With this blog, we want to help you avoid common data capture mistakes. First, we provide a quick recap about how OCR works, explain how OCR accuracy is defined and show examples of incorrect image capture. Then we clarify how the accuracy rate of OCR can be improved.
Let’s jump right in.
Quick Recap: How does OCR work?
Over the last couple of years, an increasing number of companies are making use of OCR-powered software to automate workflows and processes. Since OCR has the capability to recognize text, extract the information and convert it into machine-readable data, manual data extraction and entry is not necessary anymore.
But how does this work? OCR is able to convert an image into text by looking at each individual shape of a character and converting it into the closest matching letter. As a next step, information is extracted and stored in a company’s database. Then the data is ready to be used for following business processes.
In general, image-to-text conversion enables businesses to access and find information quicker as it is made searchable.
Unfortunately, one of the greatest challenges for an OCR engine is to read out information and extract data accurately. In order for the OCR engine to give us accurate data, we can help it a little.

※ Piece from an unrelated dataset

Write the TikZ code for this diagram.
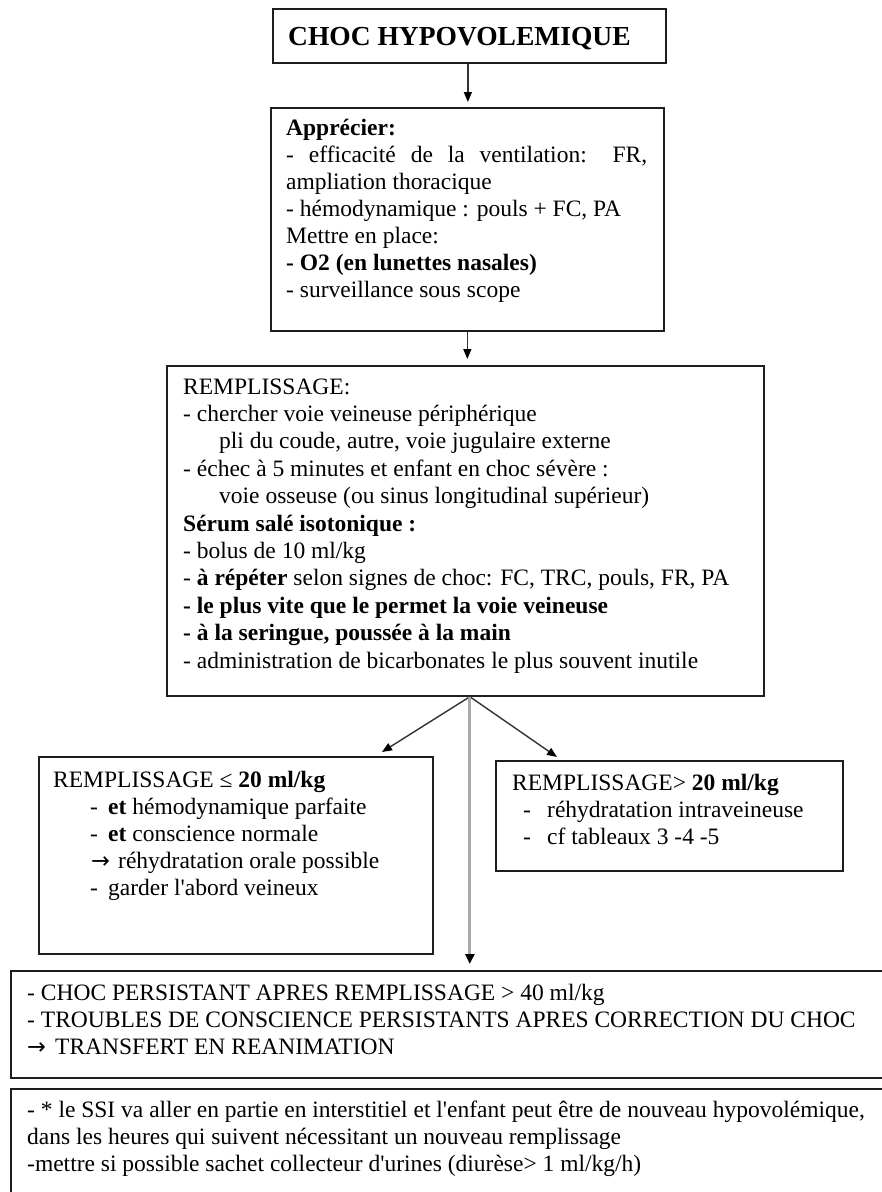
\documentclass[tikz,border=0pt]{standalone}
\usepackage{fontspec}
\newfontfamily\serifface{Liberation Serif}
\newfontfamily\symface{DejaVu Sans}
\usetikzlibrary{arrows.meta}
\definecolor{boxline}{HTML}{1E1E1E}
\definecolor{arrowline}{HTML}{333333}
\definecolor{grayline}{HTML}{A9A9A9}
\newcommand{\bodyfont}{\serifface\fontsize{23.5}{27}\selectfont}
\newcommand{\widebody}{\serifface\fontsize{23.5}{27.4}\selectfont}
\newcommand{\titlefont}{\serifface\bfseries\fontsize{27.5}{33}\selectfont}
\newcommand{\rarrow}{{\symface\fontsize{22.5}{27}\selectfont →}}
\tikzset{
  box/.style={draw=boxline, line width=1.7pt, rectangle, inner sep=0pt, anchor=north west},
  txt/.style={anchor=north west, inner sep=0pt, align=left, text=black, font=\bodyfont},
  arr/.style={draw=arrowline, line width=1.4pt, -{Triangle[length=10pt,width=8pt,color=black]}},
  grayarr/.style={draw=grayline, line width=3pt, -{Triangle[length=10pt,width=9pt,color=black]}},
}
\begin{document}
\begin{tikzpicture}[x=1pt,y=-1pt]
\useasboundingbox (0,0) rectangle (882,1192);
\fill[white] (0,0) rectangle (882,1192);
\clip (0,0) rectangle (882,1192);

% boxes
\node[box, minimum width=393pt, minimum height=54pt]  (title) at (272,8) {};
\node[box, minimum width=393pt, minimum height=223pt] (assess) at (270,107) {};
\node[box, minimum width=597pt, minimum height=330pt] (fill) at (166,365) {};
\node[box, minimum width=394pt, minimum height=197pt] (low) at (38,756) {};
\node[box, minimum width=347pt, minimum height=110pt] (high) at (495,760) {};
\node[box, minimum width=900pt, minimum height=107pt] (icu) at (10,970) {};
\node[box, minimum width=900pt, minimum height=150pt] (note) at (10,1088) {};

% texts
\node[txt, font=\titlefont] (titletxt) at (288,21.9) {\strut CHOC HYPOVOLEMIQUE};

\node[txt] (assesstxt) at (286,116.1) {\strut\textbf{Apprécier:}\\
\makebox[361pt][s]{- efficacité de la ventilation: FR,}\\
ampliation thoracique\\
- hémodynamique : pouls + FC, PA\\
Mettre en place:\\
\textbf{- O2 (en lunettes nasales)}\\
- surveillance sous scope};

\node[txt, font=\widebody] (filltxt) at (183,374.8) {\strut REMPLISSAGE:\\
- chercher voie veineuse périphérique\\
\hspace*{36pt}pli du coude, autre, voie jugulaire externe\\
- échec à 5 minutes et enfant en choc sévère :\\
\hspace*{36pt}voie osseuse (ou sinus longitudinal supérieur)\\
\textbf{Sérum salé isotonique :}\\
- bolus de 10 ml/kg\\
- \textbf{à répéter} selon signes de choc: FC, TRC, pouls, FR, PA\\
\textbf{- le plus vite que le permet la voie veineuse}\\
\textbf{- à la seringue, poussée à la main}\\
- administration de bicarbonates le plus souvent inutile};

\node[txt] (lowtxt) at (53,768.1) {\strut REMPLISSAGE ≤ \textbf{20 ml/kg}\\
\hspace*{37pt}\makebox[18pt][l]{-}\textbf{et} hémodynamique parfaite\\
\hspace*{37pt}\makebox[18pt][l]{-}\textbf{et} conscience normale\\
\hspace*{38pt}\makebox[27pt][l]{\rarrow}réhydratation orale possible\\
\hspace*{37pt}\makebox[18pt][l]{-}garder l'abord veineux};

\node[txt] (hightxt) at (512,771.1) {\strut REMPLISSAGE> \textbf{20 ml/kg}\\
\hspace*{11pt}\makebox[24pt][l]{-}réhydratation intraveineuse\\
\hspace*{11pt}\makebox[24pt][l]{-}cf tableaux 3 -4 -5};

\node[txt, font=\widebody] (icutxt) at (27,980.8) {\strut - CHOC PERSISTANT APRES REMPLISSAGE > 40 ml/kg\\
- TROUBLES DE CONSCIENCE PERSISTANTS APRES CORRECTION DU CHOC\\
\makebox[28pt][l]{\rarrow}TRANSFERT EN REANIMATION};

\node[txt, font=\widebody] (notetxt) at (27,1097.8) {\strut - * le SSI va aller en partie en interstitiel et l'enfant peut être de nouveau hypovolémique,\\
dans les heures qui suivent nécessitant un nouveau remplissage\\
-mettre si possible sachet collecteur d'urines (diurèse> 1 ml/kg/h)};

% connectors
\coordinate (fork) at ([xshift=4.5pt]fill.south);
\coordinate (lowtip) at (382,752);
\coordinate (hightip) at (557,757);
\draw[arr, shorten >=5pt] ([xshift=-1.5pt]title.south) -- ([xshift=-1.5pt]title.south |- assess.north);
\draw[arr, shorten >=6pt] (assess.south) -- (assess.south |- fill.north);
\draw[arr] (fork) -- (lowtip);
\draw[arr] (fork) -- (hightip);
\draw[grayarr, shorten >=6pt] (fork) -- (fork |- icu.north);
\end{tikzpicture}
\end{document}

But what do we mean with accurate data? To have us all on the same page, we will quickly define OCR accuracy below.
Defining OCR Accuracy
There are two ways to define what reliable OCR is:
- Accuracy on a character level
- Accuracy on a word level
Accuracy on a character level
Most of the time, the accuracy of an OCR engine is defined by the character level. How accurate an OCR is, is measured based on how often a character is recognized correctly and how often a character is recognized incorrectly.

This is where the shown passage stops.